# CROP Data Health Check
This notebook checks the health of data from the 30MHz sensors.

In [None]:
!pip3 install psycopg2
!pip3 install plotly

In [None]:
import os
from datetime import datetime, timedelta
import psycopg2
import pandas as pd
import plotly.express as px
from plotly.subplots import make_subplots
import plotly.graph_objects as go


Parameters

In [None]:
crop_host = ""
crop_port = ""
crop_dbname = ""
crop_user = ""
crop_password = ""

In [None]:
conn = psycopg2.connect(
    host=crop_host, port=crop_port, dbname=crop_dbname, 
    user=crop_user, password=crop_password)

cur = conn.cursor()

### Sensor Types

All sensor types

In [None]:
sql_command = """SELECT * FROM sensor_types"""
df_sensors = pd.read_sql(sql_command, conn)
df_sensors

### Sensors

All sensors

In [None]:
sql_command = """SELECT * FROM sensors ORDER by last_updated DESC"""
df_sensors = pd.read_sql(sql_command, conn)
df_sensors

### 30 MHz Data Access

All 30 MHz data for the last year

In [None]:
dt_to = datetime.now()
dt_from = dt_to + timedelta(days=-365)

In [None]:
sql_command = """SELECT sensors.name, zensie_trh_data.* FROM sensor_types, sensors, zensie_trh_data WHERE sensors.id = zensie_trh_data.sensor_id AND zensie_trh_data.timestamp >= '%s' AND zensie_trh_data.timestamp < '%s'""" % (dt_from, dt_to)

In [None]:
df_30MHz_raw = pd.read_sql(sql_command, conn)
df_30MHz = df_30MHz_raw.drop_duplicates()
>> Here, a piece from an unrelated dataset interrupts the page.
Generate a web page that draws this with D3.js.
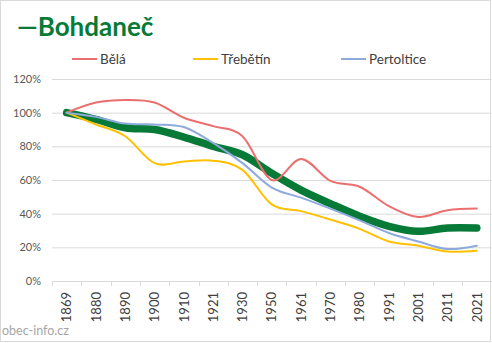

Get individual dataframes per sensor

In [None]:
s1 = df_30MHz['name']=="Farm_T/RH_16B4"
df_16B4 = df_30MHz[s1]

s2 = df_30MHz['name']=="Farm_T/RH_29B2"
df_29B2 = df_30MHz[s2]

s3 = df_30MHz['name']=="FARM_T/RH_1B2"
df_1B2 = df_30MHz[s3]

s4 = df_30MHz['name']=="R&D_T/RH_1"
df_RD = df_30MHz[s4]


### Plots to visualise gaps

In [None]:
fig = make_subplots(rows=4, cols=1)

#candlesticks = go.Candlestick(x=data.index, open=data['Open'], high=data['High'],
#                   low=data['Low'], close=data['Close'])
#fig = go.Figure(layout=cf_layout)
#fig.add_trace(trace=candlesticks)
#fig.show()


fig.append_trace(go.Scatter(
    x=df_16B4["timestamp"],
    y=df_16B4["temperature"],
    name='MHz30_16B4',
    mode="markers"
), row=1, col=1)


fig.append_trace(go.Scatter(
    x=df_29B2["timestamp"],
    y=df_29B2["temperature"],
    name='MHz30_29B2',
    mode="markers"
), row=2, col=1)

fig.append_trace(go.Scatter(
    x=df_1B2["timestamp"],
    y=df_1B2["temperature"],
    name='MHz30_1B2',
    mode="markers"
), row=3, col=1)

fig.append_trace(go.Scatter(
    x=df_RD["timestamp"],
    y=df_RD["temperature"],
    name='MHz30_R&D',
    mode="markers"
), row=4, col=1)


fig.update_traces(marker=dict(size=2))
fig.show()

In [None]:
df = df_16B4[['timestamp','temperature', 'humidity']].copy()

df['Day'] = df['timestamp'].apply(lambda x: "%d-%d-%d" % (x.year, x.month, x.day))
df['Day'] = pd.to_datetime(df['Day'])

df_cnt = df.groupby(['Day']).count().reset_index()
df_cnt
plot = px.scatter(df_cnt, x="Day", y="temperature" , height=400)

plot = px.scatter(df_cnt, x="Day", y="temperature" , height=400, 
                  labels={
                     "Day": "Date",
                     "temperature": "Sensor enties Counts"
                 },
                title="Count Sensor Entries per day")
plot.update_traces(marker=dict(size=4))
plot.show()